However, before we do anything with the ethernet header, we need to verify that there is actually enough data present to fill the header.

// filter.c

    struct iphdr *ip = data + sizeof(*eth);
    if ((void*)ip + sizeof(*ip) <= data_end) {

The same is true for the IPv4 header.

NOTE: In this example, I am making an assumption that the packets we receive will be IPv4 packets and not IPv6 packets. Later code will break if any IPv6 packets traverse the network interface. Since this is only a quick example, we are making this simplifying assumption.

// filter.c

      if (ip->protocol == IPPROTO_UDP) {
        struct udphdr *udp = (void*)ip + sizeof(*ip);
        if ((void*)udp + sizeof(*udp) <= data_end) {
          if (udp->dest == htons(7999)) {               // (10)
            bpf_trace_printk("udp port 7999\n");
            udp->dest = htons(7998);                    // (11)
          }
        }
      }
    }
  }
  return XDP_PASS;                                      // (12)
}

After doing additional bounds checking and mapping the udphdr struct to the data, in (10) we check to see if the packet's destination port is 7999. Because the literal 7999 is represented in host byte order (little-endian, 0x3f1f) while the port number is represented in network byte order (big-endian, 0x1f3f), we use the htons function ("host to network short") to properly compare them.

If the packet's UDP destination port was in fact 7999, in (11) we modify the destination port value to 7998. Note that because the udp struct pointer still points to an offset from the original data pointer, we are modifying the raw bytes of the packet itself, not a copy.

In (12), regardless of whether we modified the packet or not, we return XDP_PASS to pass the packet up to the normal network stack for further processing.
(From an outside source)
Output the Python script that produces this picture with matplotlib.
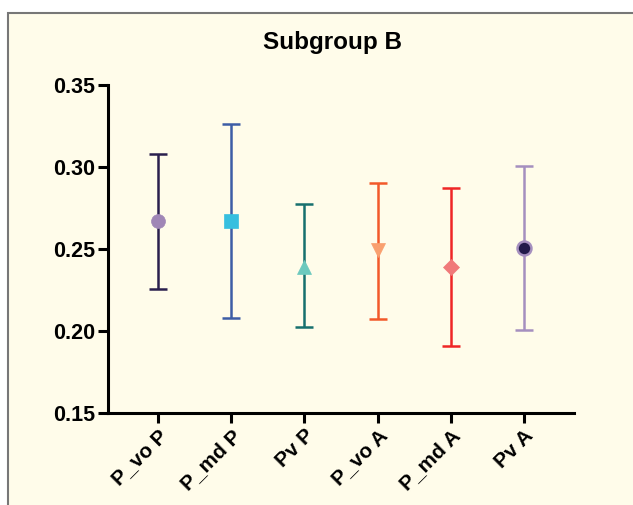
import matplotlib
matplotlib.use("Agg")
import matplotlib.pyplot as plt
from matplotlib.patches import Rectangle

categories = ["P_vo P", "P_md P", "Pv P", "P_vo A", "P_md A", "Pv A"]
means = [0.267, 0.267, 0.239, 0.249, 0.239, 0.2505]
upper = [0.308, 0.3265, 0.2775, 0.290, 0.287, 0.3005]
lower = [0.2258, 0.2075, 0.202, 0.207, 0.191, 0.2003]
bar_colors = ["#2A1F4E", "#3D5DA6", "#17706E", "#F2592A", "#EF2626", "#A58FBF"]
marker_colors = ["#A086B6", "#37BFDF", "#6CC9BE", "#F9A06F", "#F07A7A", "#221A4A"]
marker_edges = ["#A086B6", "#37BFDF", "#6CC9BE", "#F9A06F", "#F07A7A", "#A58FBF"]
markers = ["o", "s", "^", "v", "D", "o"]
msizes = [10, 10.5, 9.5, 9.5, 8, 10]
yticks = [0.15, 0.20, 0.25, 0.30, 0.35]

bg = "#FFFCEA"
fig = plt.figure(figsize=(6.33, 5.05), dpi=100)
fig.patch.set_facecolor("white")
fig.patches.append(Rectangle((8/633, -0.1), 1.2, 1.1 - 13/505, transform=fig.transFigure,
                             facecolor=bg, edgecolor="#777777", linewidth=1.5, zorder=-1))

ax = fig.add_axes([108/633, 1 - 412.7/505, (574 - 108)/633, (412.7 - 85)/505])
ax.set_facecolor("none")

for i, cat in enumerate(categories):
    m = means[i]
    ax.errorbar(i, m, yerr=[[m - lower[i]], [upper[i] - m]], fmt="none",
                ecolor=bar_colors[i], elinewidth=1.8, capsize=6.5, capthick=1.8, zorder=2)
    ax.plot(i, m, marker=markers[i], markersize=msizes[i], color=marker_colors[i],
            markeredgecolor=marker_edges[i], markeredgewidth=1.8 if i == 5 else 0.5,
            linestyle="none", zorder=3)

ax.set_xlim(-0.683, 5.683)
ax.set_ylim(0.15, 0.35)
ax.set_yticks(yticks)
ax.set_yticklabels([f"{t:.2f}" for t in yticks], fontsize=15.5, fontweight="bold",
                   family="Liberation Sans")
ax.set_xticks(range(len(categories)))
ax.set_xticklabels(categories, rotation=45, ha="right", rotation_mode="anchor",
                   fontsize=15, fontweight="bold", family="Liberation Sans")
for s in ["top", "right"]:
    ax.spines[s].set_visible(False)
for s in ["left", "bottom"]:
    ax.spines[s].set_linewidth(2.2)
ax.tick_params(axis="both", width=2.2, length=7.5, pad=2, colors="black")

fig.text(332/633, 1 - 42/505, "Subgroup B", ha="center", va="center",
         fontsize=17.5, fontweight="bold", family="Liberation Sans")

fig.savefig("out.png", dpi=100, facecolor=fig.get_facecolor())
06. Putting it all together

Now, let's go back to our original example.

nc -kul 127.0.0.1 7999
nc -kul 127.0.0.1 7998

In our third terminal, run:

nc -u 127.0.0.1 7999

Before sending any data, let's also now run main.py to load our new XDP application (filter.c) onto the loopback interface.

$ sudo ./main.py
b'     ksoftirqd/2-21    [002] ..s. 367485.247738: 0: got a packet'
b'     ksoftirqd/2-21    [002] ..s. 367485.247802: 0: got a packet'
b'           <...>-728756 [001] ..s1 367485.980134: 0: got a packet'
b'           <...>-728756 [001] ..s1 367485.980157: 0: udp port 7999'
b'           <...>-728756 [001] ..s1 367485.980200: 0: got a packet'

You should see the "got a packet" message for each new packet on the loopback interface. Now, if you type some data into the third-terminal nc instance, you should see the "udp port 7999" message appear as well.

You should also see that your message is received, not by the nc instance listening on port 7999 as before, but by the nc instance listening on port 7998 now.

07. What else?

This post really just scratches the surface of what you can do with eBPF and XDP, but hopefully gives you a general sense of the process of how the main components work together to make potentially complex decisions about packet filtering or packet rewriting.
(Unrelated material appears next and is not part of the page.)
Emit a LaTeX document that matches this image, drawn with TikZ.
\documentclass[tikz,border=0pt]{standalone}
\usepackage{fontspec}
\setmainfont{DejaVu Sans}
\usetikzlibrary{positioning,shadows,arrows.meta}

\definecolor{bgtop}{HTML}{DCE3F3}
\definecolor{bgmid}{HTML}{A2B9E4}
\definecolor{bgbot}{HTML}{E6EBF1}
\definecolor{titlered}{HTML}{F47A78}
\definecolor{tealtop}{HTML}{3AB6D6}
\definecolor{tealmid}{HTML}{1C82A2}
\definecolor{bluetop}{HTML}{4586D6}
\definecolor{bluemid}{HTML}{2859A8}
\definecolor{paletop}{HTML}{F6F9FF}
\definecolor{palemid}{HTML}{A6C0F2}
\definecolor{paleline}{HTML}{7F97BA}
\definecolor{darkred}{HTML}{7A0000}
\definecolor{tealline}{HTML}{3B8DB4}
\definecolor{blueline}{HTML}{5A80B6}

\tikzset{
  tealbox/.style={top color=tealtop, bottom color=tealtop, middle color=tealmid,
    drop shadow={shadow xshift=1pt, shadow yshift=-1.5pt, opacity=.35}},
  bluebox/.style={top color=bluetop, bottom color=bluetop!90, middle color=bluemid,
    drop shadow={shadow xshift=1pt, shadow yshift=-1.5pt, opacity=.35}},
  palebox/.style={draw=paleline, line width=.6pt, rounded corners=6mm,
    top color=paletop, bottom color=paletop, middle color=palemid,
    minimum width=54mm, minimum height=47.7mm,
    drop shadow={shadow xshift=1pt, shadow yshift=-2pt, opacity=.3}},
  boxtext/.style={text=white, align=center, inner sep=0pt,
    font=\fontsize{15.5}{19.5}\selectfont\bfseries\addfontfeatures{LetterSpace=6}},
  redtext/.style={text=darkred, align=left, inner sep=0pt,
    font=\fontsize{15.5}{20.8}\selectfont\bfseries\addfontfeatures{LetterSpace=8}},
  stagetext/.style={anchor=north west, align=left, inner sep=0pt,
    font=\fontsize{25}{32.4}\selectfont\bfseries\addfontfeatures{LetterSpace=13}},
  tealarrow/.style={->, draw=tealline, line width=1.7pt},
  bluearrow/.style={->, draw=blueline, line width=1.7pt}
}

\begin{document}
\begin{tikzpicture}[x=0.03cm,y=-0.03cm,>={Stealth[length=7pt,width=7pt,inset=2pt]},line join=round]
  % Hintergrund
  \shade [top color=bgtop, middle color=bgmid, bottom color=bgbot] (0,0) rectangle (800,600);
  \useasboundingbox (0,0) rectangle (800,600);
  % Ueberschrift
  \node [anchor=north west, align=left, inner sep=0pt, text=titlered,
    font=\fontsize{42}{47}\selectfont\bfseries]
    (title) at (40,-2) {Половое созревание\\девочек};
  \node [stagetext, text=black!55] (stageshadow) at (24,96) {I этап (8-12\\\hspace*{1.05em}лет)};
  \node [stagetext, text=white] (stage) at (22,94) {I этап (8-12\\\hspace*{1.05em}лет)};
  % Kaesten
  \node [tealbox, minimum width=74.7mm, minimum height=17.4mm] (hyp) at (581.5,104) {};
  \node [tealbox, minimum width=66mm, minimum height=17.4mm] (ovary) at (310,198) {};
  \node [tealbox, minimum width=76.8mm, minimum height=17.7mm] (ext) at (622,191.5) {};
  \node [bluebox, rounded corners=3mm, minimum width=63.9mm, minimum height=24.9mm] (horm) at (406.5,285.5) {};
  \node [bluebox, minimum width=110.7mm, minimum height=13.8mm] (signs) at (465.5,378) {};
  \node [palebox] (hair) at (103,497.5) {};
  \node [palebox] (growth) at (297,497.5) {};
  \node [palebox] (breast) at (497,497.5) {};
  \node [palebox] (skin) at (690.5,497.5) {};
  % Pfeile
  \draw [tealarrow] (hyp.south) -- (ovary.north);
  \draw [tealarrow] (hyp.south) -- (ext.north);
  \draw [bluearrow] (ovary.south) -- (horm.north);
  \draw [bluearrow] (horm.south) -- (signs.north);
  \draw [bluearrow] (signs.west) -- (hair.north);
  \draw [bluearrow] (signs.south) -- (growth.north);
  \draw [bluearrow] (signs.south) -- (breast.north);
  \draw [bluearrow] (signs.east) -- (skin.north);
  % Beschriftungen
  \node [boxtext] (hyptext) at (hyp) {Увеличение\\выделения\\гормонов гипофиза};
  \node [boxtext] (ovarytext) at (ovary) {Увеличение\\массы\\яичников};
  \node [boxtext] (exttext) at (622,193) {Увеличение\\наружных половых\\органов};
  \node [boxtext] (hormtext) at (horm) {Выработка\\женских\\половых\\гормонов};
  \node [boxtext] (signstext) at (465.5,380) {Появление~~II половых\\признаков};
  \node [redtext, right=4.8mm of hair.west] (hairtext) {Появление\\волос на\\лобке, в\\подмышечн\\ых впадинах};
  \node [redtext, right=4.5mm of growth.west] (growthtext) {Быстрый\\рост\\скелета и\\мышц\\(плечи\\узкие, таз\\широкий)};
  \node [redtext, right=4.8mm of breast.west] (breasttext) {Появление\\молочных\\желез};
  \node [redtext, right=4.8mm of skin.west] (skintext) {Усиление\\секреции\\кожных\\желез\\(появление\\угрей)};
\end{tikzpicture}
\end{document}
One thing not covered in this article is how the eBPF/XDP program and the user-space loader program can communicate with one another during program operation using maps. Maps are essentially shared memory locations that can be accessed by both the eBPF program and the user-space component, and can be used generally to share data back and forth. Using maps, a user-space component with access to a wide set of libraries for rich querying and decision-making capabilities can determine what the eBPF program should do, and can configure the eBPF program, in real time, to do just that.

Some of the coolest work using eBPF and XDP these days is coming out of companies like Cloudflare and Cilium. Cloudflare uses XDP extensively as part of their DDoS mitigation strategy, something they detail on their blog. Cilium uses XDP to provide a high-performance networking plane for Kubernetes and Docker. The sky really is the limit. eBPF and XDP let you do pretty much anything you want in the networking arena.

08. Code Samples

main.py

#!/usr/bin/env python3

from bcc import BPF
import time

device = "lo"
b = BPF(src_file="filter.c")
fn = b.load_func("udpfilter", BPF.XDP)
b.attach_xdp(device, fn, 0)

try:
  b.trace_print()
except KeyboardInterrupt:
  pass

b.remove_xdp(device, 0)

filter.c


#define KBUILD_MODNAME "filter"
#include <linux/bpf.h>
#include <linux/if_ether.h>
#include <linux/ip.h>
#include <linux/in.h>
#include <linux/udp.h>

int udpfilter(struct xdp_md *ctx) {
  bpf_trace_printk("got a packet\n");
  void *data = (void *)(long)ctx->data;
  void *data_end = (void *)(long)ctx->data_end;
  struct ethhdr *eth = data;
  if ((void*)eth + sizeof(*eth) <= data_end) {
    struct iphdr *ip = data + sizeof(*eth);
    if ((void*)ip + sizeof(*ip) <= data_end) {
      if (ip->protocol == IPPROTO_UDP) {
        struct udphdr *udp = (void*)ip + sizeof(*ip);
        if ((void*)udp + sizeof(*udp) <= data_end) {
          if (udp->dest == ntohs(7999)) {
            bpf_trace_printk("udp port 7999\n");
            udp->dest = ntohs(7998);
          }
        }
      }
    }
  }
  return XDP_PASS;
}